In the women’s final, China put the first points on the board and were leading 3-1 going into the fourth end, but Japan had the last stone advantage and scored an impressive three, a turning point that put them ahead for the first time. China were never able to catch up, going into the final 10th end 8-5.
It came down to the wire with China having to score three to tie and force an extra end.
China were in with a chance with two stones inside the rings, but Japan’s skip executed a difficult in-turn takeout and killed China’s stone, running them out of rocks, making China’s last stone advantage attempt pointless, and forcing the world champions to concede the game to Japan.
It was always going to be a huge battle between these two world-class teams: Japan, national champion and 2010 Olympic qualifier; and China, women’s world champions. Japanese skip Moe Meguro had a particularly strong game and said they were happy to beat China.
“We were relaxed because we were challengers against world champions, we couldn’t be nervous,” she said. “We didn’t think about winning until the end of the game to avoid the pressure.”
China national coach Dan Rafael said Japan always gave them a good game.
“Today we just didn’t come to the play. I know them better than that,” he said of China’s women curlers.
Korea pushed New Zealand out for the women’s bronze, with a score of 12-7 to Korea.
Scores were fairly even in the first half of the game and tied 4-4 going into the fifth end. Korea stole a three and New Zealand were never able to get on top again, despite New Zealand putting an impressive four points on the board in the eighth end. China took silver.
Dan Rafael said China’s men’s team was a new lineup and it was the first time skip Liu Rui had been at the helm for a full tournament and that was a factor in its loss.
The Winter Games curling event was a great event, ideal for giving players exposure a tournament and perfect timing for their training schedule, Rafael said.
Meanwhile, former Invercargill native Nat Anglem dominated the Winter Triathlon on Saturday morning, putting a kilometre between himself and his nearest competitor.
The winter triathlon was a demonstration sport at the Winter Games and consists of a 7km run followed by a 12km mountainbike ride and 10km cross-country ski, all on hard-packed snow.
Behind Anglem in the men’s race were Ben Koons, of Wanaka, and Andrew Pohl, of Dunedin, third.
In the women’s race first-timer Laetitia Roux, of France, decided to rent some gear and give it a go. She took first place and is now considering entering the World Winter Triathlon Championships. Andrea Fancy, of Wellington, was second and Christchurch’s Yvonne Pfluger was third.

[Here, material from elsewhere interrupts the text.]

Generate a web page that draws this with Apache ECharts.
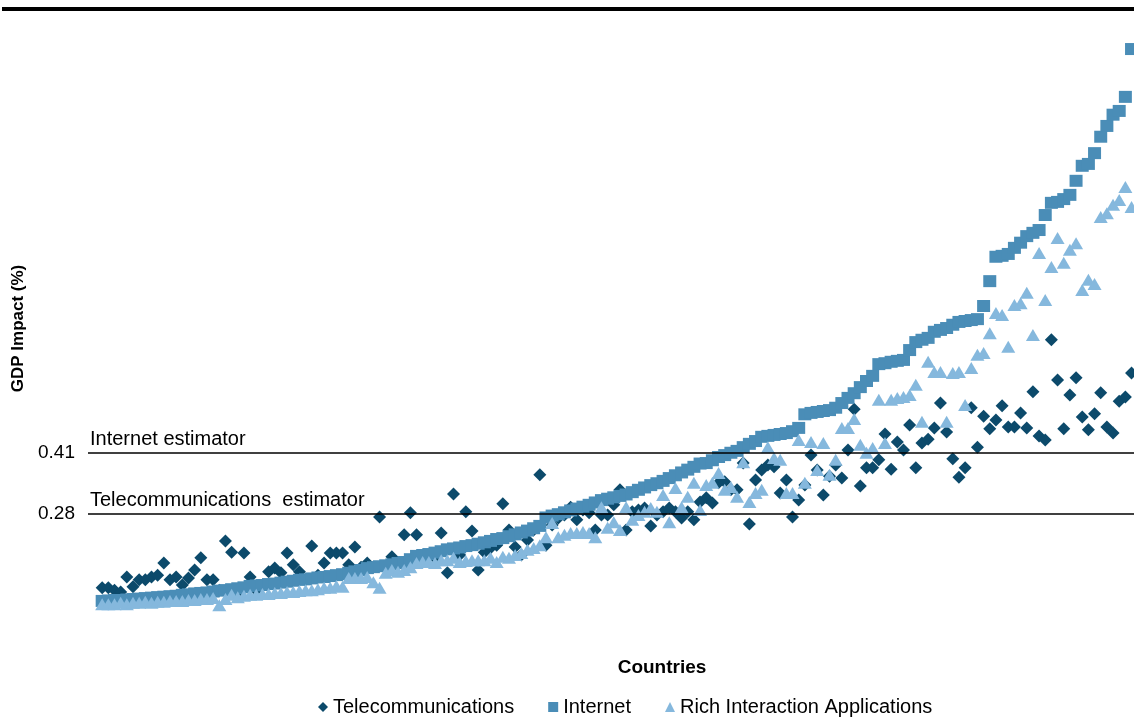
<!DOCTYPE html>
<html>
<head>
<meta charset="utf-8">
<script src="https://cdn.jsdelivr.net/npm/echarts@6/dist/echarts.min.js"></script>
<style>
html, body { margin: 0; padding: 0; background: #fff; }
#chart { width: 1134px; height: 720px; }
</style>
</head>
<body>
<div id="chart"></div>
<script>
var seriesNames = ['Telecommunications', 'Internet', 'Rich Interaction Applications'];

// one value per country, countries sorted by the Internet impact
var telecom = [
	0.122,0.122,0.117,0.113,0.145,0.124,0.139,0.139,0.145,0.149,
	0.175,0.139,0.145,0.128,0.143,0.160,0.186,0.139,0.139,0.117,
	0.222,0.198,0.113,0.196,0.145,0.117,0.128,0.156,0.164,0.154,
	0.196,0.171,0.156,0.139,0.211,0.149,0.175,0.196,0.196,0.196,
	0.171,0.209,0.166,0.175,0.166,0.273,0.164,0.188,0.171,0.235,
	0.282,0.235,0.181,0.190,0.186,0.239,0.154,0.322,0.192,0.284,
	0.243,0.160,0.198,0.207,0.213,0.301,0.245,0.209,0.192,0.224,
	0.245,0.363,0.213,0.256,0.271,0.277,0.294,0.267,0.288,0.282,
	0.245,0.277,0.277,0.299,0.331,0.245,0.284,0.288,0.292,0.254,
	0.277,0.284,0.292,0.284,0.271,0.284,0.267,0.305,0.314,0.303,
	0.346,0.348,0.331,0.331,0.388,0.258,0.352,0.373,0.384,0.380,
	0.324,0.352,0.273,0.309,0.341,0.405,0.373,0.320,0.360,0.384,
	0.356,0.416,0.503,0.339,0.378,0.378,0.395,0.450,0.375,0.433,
	0.416,0.469,0.378,0.431,0.439,0.463,0.516,0.454,0.397,0.358,
	0.378,0.506,0.422,0.488,0.461,0.480,0.510,0.465,0.465,0.495,
	0.463,0.540,0.446,0.437,0.651,0.565,0.461,0.533,0.570,0.486,
	0.459,0.493,0.538,0.465,0.452,0.520,0.529,0.580
];

var internet = [
	0.094,0.095,0.096,0.096,0.097,0.098,0.099,0.100,0.101,0.102,
	0.103,0.104,0.105,0.107,0.108,0.110,0.111,0.112,0.114,0.116,
	0.117,0.119,0.121,0.123,0.126,0.127,0.128,0.130,0.131,0.133,
	0.135,0.137,0.139,0.140,0.142,0.144,0.145,0.147,0.149,0.151,
	0.154,0.157,0.160,0.164,0.166,0.168,0.170,0.172,0.175,0.177,
	0.183,0.190,0.192,0.194,0.197,0.200,0.204,0.206,0.208,0.211,
	0.213,0.216,0.219,0.222,0.226,0.228,0.232,0.236,0.240,0.244,
	0.249,0.254,0.272,0.276,0.279,0.283,0.287,0.291,0.295,0.299,
	0.304,0.309,0.312,0.315,0.318,0.321,0.326,0.331,0.336,0.341,
	0.345,0.350,0.356,0.362,0.368,0.374,0.380,0.387,0.388,0.394,
	0.401,0.405,0.410,0.414,0.422,0.429,0.435,0.444,0.446,0.448,
	0.450,0.452,0.456,0.463,0.492,0.495,0.497,0.499,0.501,0.506,
	0.516,0.527,0.537,0.550,0.563,0.574,0.599,0.601,0.604,0.606,
	0.608,0.629,0.646,0.651,0.655,0.668,0.672,0.676,0.683,0.689,
	0.691,0.693,0.695,0.723,0.776,0.828,0.830,0.834,0.847,0.858,
	0.872,0.879,0.885,0.917,0.943,0.945,0.951,0.960,0.990,1.022,
	1.026,1.049,1.084,1.107,1.131,1.139,1.169,1.271
];

var ria = [
	0.087,0.087,0.087,0.090,0.087,0.090,0.090,0.092,0.090,0.092,
	0.092,0.094,0.094,0.094,0.096,0.096,0.098,0.098,0.100,0.085,
	0.098,0.107,0.102,0.105,0.107,0.107,0.109,0.109,0.111,0.111,
	0.113,0.113,0.115,0.117,0.117,0.119,0.122,0.122,0.126,0.124,
	0.143,0.143,0.143,0.145,0.134,0.122,0.154,0.160,0.156,0.160,
	0.166,0.175,0.177,0.177,0.175,0.181,0.181,0.186,0.177,0.179,
	0.181,0.181,0.181,0.186,0.177,0.188,0.186,0.192,0.196,0.203,
	0.207,0.213,0.230,0.260,0.230,0.235,0.239,0.239,0.241,0.239,
	0.230,0.294,0.250,0.262,0.245,0.294,0.267,0.277,0.284,0.292,
	0.284,0.320,0.262,0.335,0.294,0.316,0.346,0.288,0.341,0.346,
	0.367,0.331,0.337,0.316,0.390,0.305,0.324,0.331,0.422,0.399,
	0.395,0.324,0.324,0.437,0.346,0.433,0.373,0.431,0.363,0.395,
	0.463,0.463,0.482,0.427,0.410,0.420,0.523,0.431,0.523,0.527,
	0.529,0.533,0.555,0.476,0.604,0.582,0.582,0.476,0.580,0.582,
	0.512,0.591,0.619,0.623,0.665,0.708,0.704,0.636,0.725,0.729,
	0.751,0.661,0.836,0.736,0.806,0.868,0.815,0.843,0.857,0.757,
	0.779,0.770,0.913,0.921,0.939,0.949,0.977,0.934
];

var estimatorValues = [0.41, 0.28];
var estimatorNames = ['Internet estimator', 'Telecommunications  estimator'];

var font = '"Liberation Sans", Arial, sans-serif';

function points(values) {
	return values.map(function (v, i) {
		return [i, v];
	});
}

var chart = echarts.init(document.getElementById('chart'));

chart.setOption({
	animation: false,
	textStyle: { fontFamily: font },
	graphic: [{
		type: 'rect',
		left: 2,
		top: 7,
		shape: { width: 1132, height: 4 },
		style: { fill: '#000' }
	}],
	grid: { left: 88, right: 0, top: 12, bottom: 75 },
	legend: {
		left: 313,
		top: 692,
		itemGap: 34,
		itemWidth: 10,
		itemHeight: 10,
		textStyle: { fontSize: 20, color: '#000', fontFamily: font },
		data: [
			{ name: seriesNames[0], icon: 'diamond' },
			{ name: seriesNames[1], icon: 'rect' },
			{ name: seriesNames[2], icon: 'triangle' }
		]
	},
	xAxis: {
		type: 'value',
		min: -2.3,
		max: 167.4,
		name: 'Countries',
		nameLocation: 'middle',
		nameGap: 13,
		nameTextStyle: {
			fontSize: 19,
			fontWeight: 'bold',
			color: '#000',
			padding: [0, 0, 0, 102]
		},
		axisLine: { show: false },
		axisTick: { show: false },
		axisLabel: { show: false },
		splitLine: { show: false }
	},
	yAxis: {
		type: 'value',
		min: 0,
		max: 1.35,
		name: 'GDP Impact (%)',
		nameLocation: 'middle',
		nameGap: 58,
		nameTextStyle: { fontSize: 17, fontWeight: 'bold', color: '#000' },
		axisLine: { show: false },
		axisTick: { show: false },
		splitLine: { show: false },
		axisLabel: {
			customValues: estimatorValues,
			fontSize: 19,
			color: '#000',
			margin: 13
		}
	},
	series: [{
			name: seriesNames[0],
			type: 'scatter',
			symbol: 'diamond',
			symbolSize: [13, 13],
			itemStyle: { color: '#0c4a6b', opacity: 1 },
			data: points(telecom)
		}, {
			name: seriesNames[1],
			type: 'scatter',
			symbol: 'rect',
			symbolSize: [13, 12],
			itemStyle: { color: '#4a8db7', opacity: 1 },
			data: points(internet)
		}, {
			name: seriesNames[2],
			type: 'scatter',
			symbol: 'triangle',
			symbolSize: [14, 12],
			itemStyle: { color: '#85b8dd', opacity: 1 },
			data: points(ria),
			markLine: {
				silent: true,
				symbol: 'none',
				lineStyle: { color: '#000', type: 'solid', width: 1.5 },
				label: {
					position: 'insideStartTop',
					formatter: '{b}',
					color: '#000',
					fontSize: 20,
					distance: [2, 3]
				},
				data: estimatorValues.map(function (v, i) {
					return { name: estimatorNames[i], yAxis: v };
				})
			}
		}
	]
});
</script>
</body>
</html>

Anglem said he was surprised he was so far ahead of the rest of the field but had felt comfortable and held on for an easy win.
It was the country’s top cross- country skiers who took the top places in near-perfect conditions at Snow Farm.
Anglem is a cross-country skiing specialist and has the 2010 Winter Olympics in his sights.
“I had a great time out there today. It’s a fantastic course and an all-round perfect day for it. It’s such a fun event. But it is heavily tipped in skiers’ favour,” he said.
Triathlon New Zealand chief executive Dave Beech was at Snow Farm to watch the winter version of his sport for the first time and said he thought it was an exciting and dynamic sport.
“I think this is a great sport. It really does look tough. Not often do you see top competitors as these cramping up, and there was more than one out there looking for attention. If we can get sufficient interest in the sport then I think it can go places,” Beech said.